I could probably utilize Racket macro expansion to transform X-expression bottom up? I’ll need to dive deeper into Racket…
My lack of interest in Markdown is explicitly documented. I’m sure what you seek is possible — it sounds like you want to evaluate the file in two separate passes. So imagine two Pollen projects chained together: one that transforms foo.ltx.pm.md into foo.ltx.pm, and then a second that transforms foo.ltx.pm into foo.ltx. Details left to the reader.
Another approach would be to forgo the .poly functionality altogether. Just write sources as foo.html.pm. This is probably the most “with the grain” approach because Markdown is designed as shorthand for HTML specifically.
Then transform the HTML X-expression in each source’s doc to LaTeX with a separate Racket program (decode could be useful here).
I’ll share my solution I’ve finally settled with for future readers.

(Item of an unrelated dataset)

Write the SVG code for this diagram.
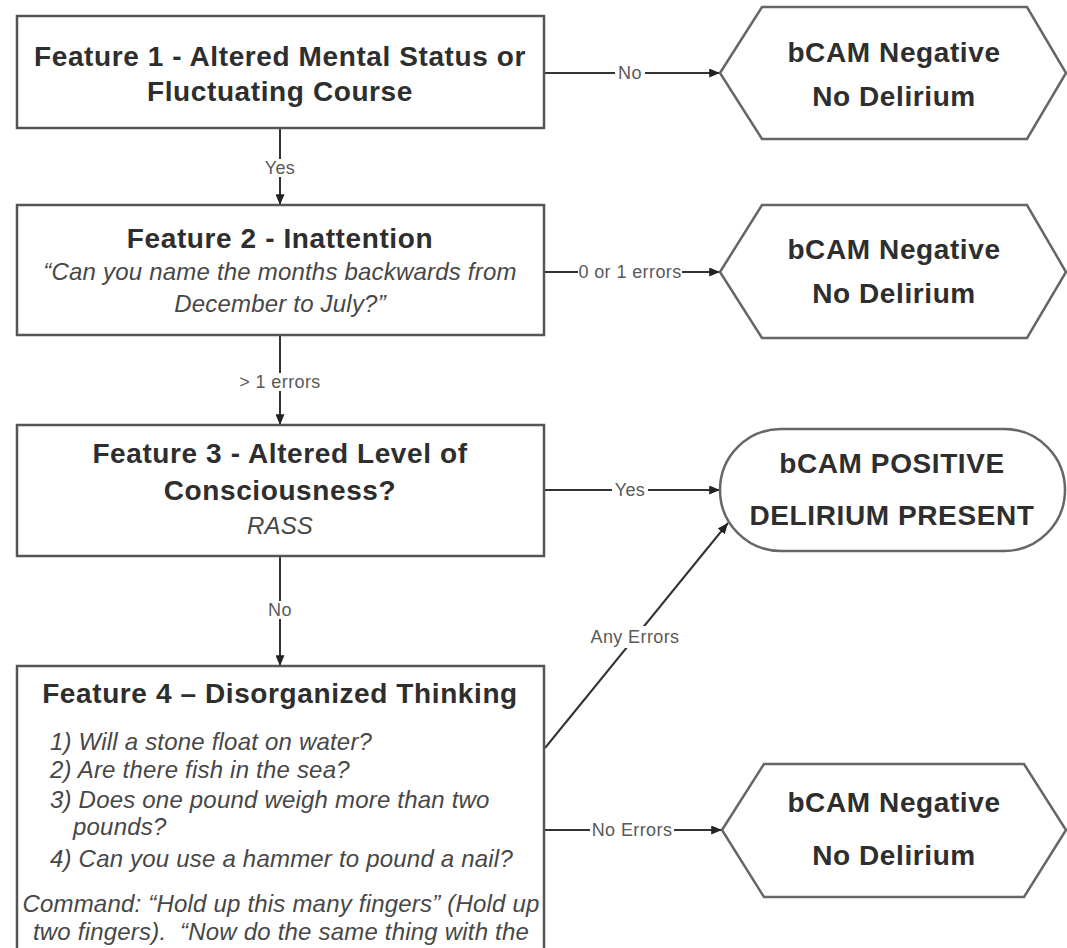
<svg xmlns="http://www.w3.org/2000/svg" width="1067" height="948" viewBox="0 0 1067 948">
<defs>
<style>
.box{fill:#fff;stroke:#555;stroke-width:2.5}
.term{fill:#fff;stroke:#666;stroke-width:2.5}
.edge{fill:none;stroke:#333;stroke-width:2}
.title{font-family:"Liberation Sans",Arial,sans-serif;font-weight:bold;font-size:28px;fill:#2e2e2e;text-anchor:middle;letter-spacing:0.6px}
.term-t{font-family:"Liberation Sans",Arial,sans-serif;font-weight:bold;font-size:28px;fill:#2e2e2e;text-anchor:middle;letter-spacing:0.6px}
.it{font-family:"Liberation Sans",Arial,sans-serif;font-style:italic;font-size:24px;fill:#474747;letter-spacing:0.2px}
.itc{text-anchor:middle}
.lbg{fill:#fff}
.lbl{font-family:"Liberation Sans",Arial,sans-serif;font-size:18px;fill:#595959;text-anchor:middle;letter-spacing:0.4px}
</style>
<marker id="arr" viewBox="0 0 12 10" refX="12" refY="5" markerWidth="11" markerHeight="9" markerUnits="userSpaceOnUse" orient="auto">
<path d="M0,0 L12,5 L0,10 Z" fill="#222"/>
</marker>
</defs>
<rect width="1067" height="948" fill="#fff"/>

<g id="connectors">
<line class="edge" x1="544" y1="73" x2="720" y2="73" marker-end="url(#arr)"/>
<rect class="lbg" x="615" y="64" width="30" height="18"/>
<text class="lbl" x="630" y="79">No</text>
<line class="edge" x1="280" y1="128" x2="280" y2="205" marker-end="url(#arr)"/>
<rect class="lbg" x="262" y="159" width="36" height="18"/>
<text class="lbl" x="280" y="174">Yes</text>
<line class="edge" x1="544" y1="272" x2="720" y2="272" marker-end="url(#arr)"/>
<rect class="lbg" x="578" y="263" width="104" height="18"/>
<text class="lbl" x="630" y="278">0 or 1 errors</text>
<line class="edge" x1="280" y1="335" x2="280" y2="425" marker-end="url(#arr)"/>
<rect class="lbg" x="238" y="373" width="84" height="18"/>
<text class="lbl" x="280" y="388">&gt; 1 errors</text>
<line class="edge" x1="544" y1="490" x2="720" y2="490" marker-end="url(#arr)"/>
<rect class="lbg" x="612" y="481" width="36" height="18"/>
<text class="lbl" x="630" y="496">Yes</text>
<line class="edge" x1="280" y1="556" x2="280" y2="666" marker-end="url(#arr)"/>
<rect class="lbg" x="265" y="601" width="30" height="18"/>
<text class="lbl" x="280" y="616">No</text>
<line class="edge" x1="545" y1="748" x2="728" y2="523" marker-end="url(#arr)"/>
<rect class="lbg" x="589" y="626" width="92" height="22"/>
<text class="lbl" x="635" y="643">Any Errors</text>
<line class="edge" x1="544" y1="830" x2="722" y2="830" marker-end="url(#arr)"/>
<rect class="lbg" x="590" y="821" width="84" height="18"/>
<text class="lbl" x="632" y="836">No Errors</text>
</g>

<g id="feature1">
<rect class="box" x="17" y="16" width="527" height="112"/>
<text class="title" x="280" y="66">Feature 1 - Altered Mental Status or</text>
<text class="title" x="280" y="101">Fluctuating Course</text>
</g>

<g id="feature2">
<rect class="box" x="17" y="205" width="527" height="130"/>
<text class="title" x="280" y="248">Feature 2 - Inattention</text>
<text class="it itc" x="280" y="280">“Can you name the months backwards from</text>
<text class="it itc" x="280" y="312">December to July?”</text>
</g>

<g id="feature3">
<rect class="box" x="17" y="425" width="527" height="131"/>
<text class="title" x="280" y="463">Feature 3 - Altered Level of</text>
<text class="title" x="280" y="500">Consciousness?</text>
<text class="it itc" x="280" y="534">RASS</text>
</g>

<g id="feature4">
<rect class="box" x="17" y="666" width="527" height="300"/>
<text class="title" x="280" y="703">Feature 4 – Disorganized Thinking</text>
<text class="it" x="50" y="750">1) Will a stone float on water?</text>
<text class="it" x="50" y="778">2) Are there fish in the sea?</text>
<text class="it" x="50" y="808">3) Does one pound weigh more than two</text>
<text class="it" x="73" y="835">pounds?</text>
<text class="it" x="50" y="867">4) Can you use a hammer to pound a nail?</text>
<text class="it itc" x="281" y="912">Command: “Hold up this many fingers” (Hold up</text>
<text class="it itc" x="281" y="940" style="white-space:pre">two fingers).  “Now do the same thing with the</text>
</g>

<g id="negative1">
<polygon class="term" points="720,73 762,7 1027,7 1066,73 1027,139 762,139"/>
<text class="term-t" x="894" y="62">bCAM Negative</text>
<text class="term-t" x="894" y="106">No Delirium</text>
</g>

<g id="negative2">
<polygon class="term" points="720,272 762,205 1027,205 1066,272 1027,338 762,338"/>
<text class="term-t" x="894" y="259">bCAM Negative</text>
<text class="term-t" x="894" y="303">No Delirium</text>
</g>

<g id="positive">
<rect class="term" x="720" y="429" width="345" height="122" rx="61" ry="61"/>
<text class="term-t" x="892" y="473">bCAM POSITIVE</text>
<text class="term-t" x="892" y="525">DELIRIUM PRESENT</text>
</g>

<g id="negative3">
<polygon class="term" points="722,830 764,764 1024,764 1066,830 1024,897 764,897"/>
<text class="term-t" x="894" y="812">bCAM Negative</text>
<text class="term-t" x="894" y="865">No Delirium</text>
</g>
</svg>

See my Pollen repo for the code.
I implemented a decoding function with decode-elements from pollen/decode, which decodes a small subset of Markdown markup into X-expressions. This function is hooked into root tag function (see Decoding markup with a root tag function).
One way to think about it is that decode-paragraphs brings Markdown-style paragraphs to Pollen markup. Working out from this idea, i’ve added support for # Headings and --- for horizontal rules. Then I use #:string-proc on decode-elements to decode inline syntax for *emphases*. This setup allows me to use some basic Markdown syntax I’m interested in, alongside with Pollen tax for more advanced stuff.
Then in TeX template, I use decode-elements again, but this time to actually encode X-expression to TeX string. It eventually makes more sense than using tag functions, because I have all TeX encoding logic nicely grouped together, rather than spread across multiple functions.
It seems to me that tag functions work well for decoding DSLs in specific regions of pollen source file into X-expressions, not the other way around. For example, in custom bullet-list tag, we might prefer to decode paragraphs as li instead of p. Specifics of converting X-expression to target formats are left to the template files.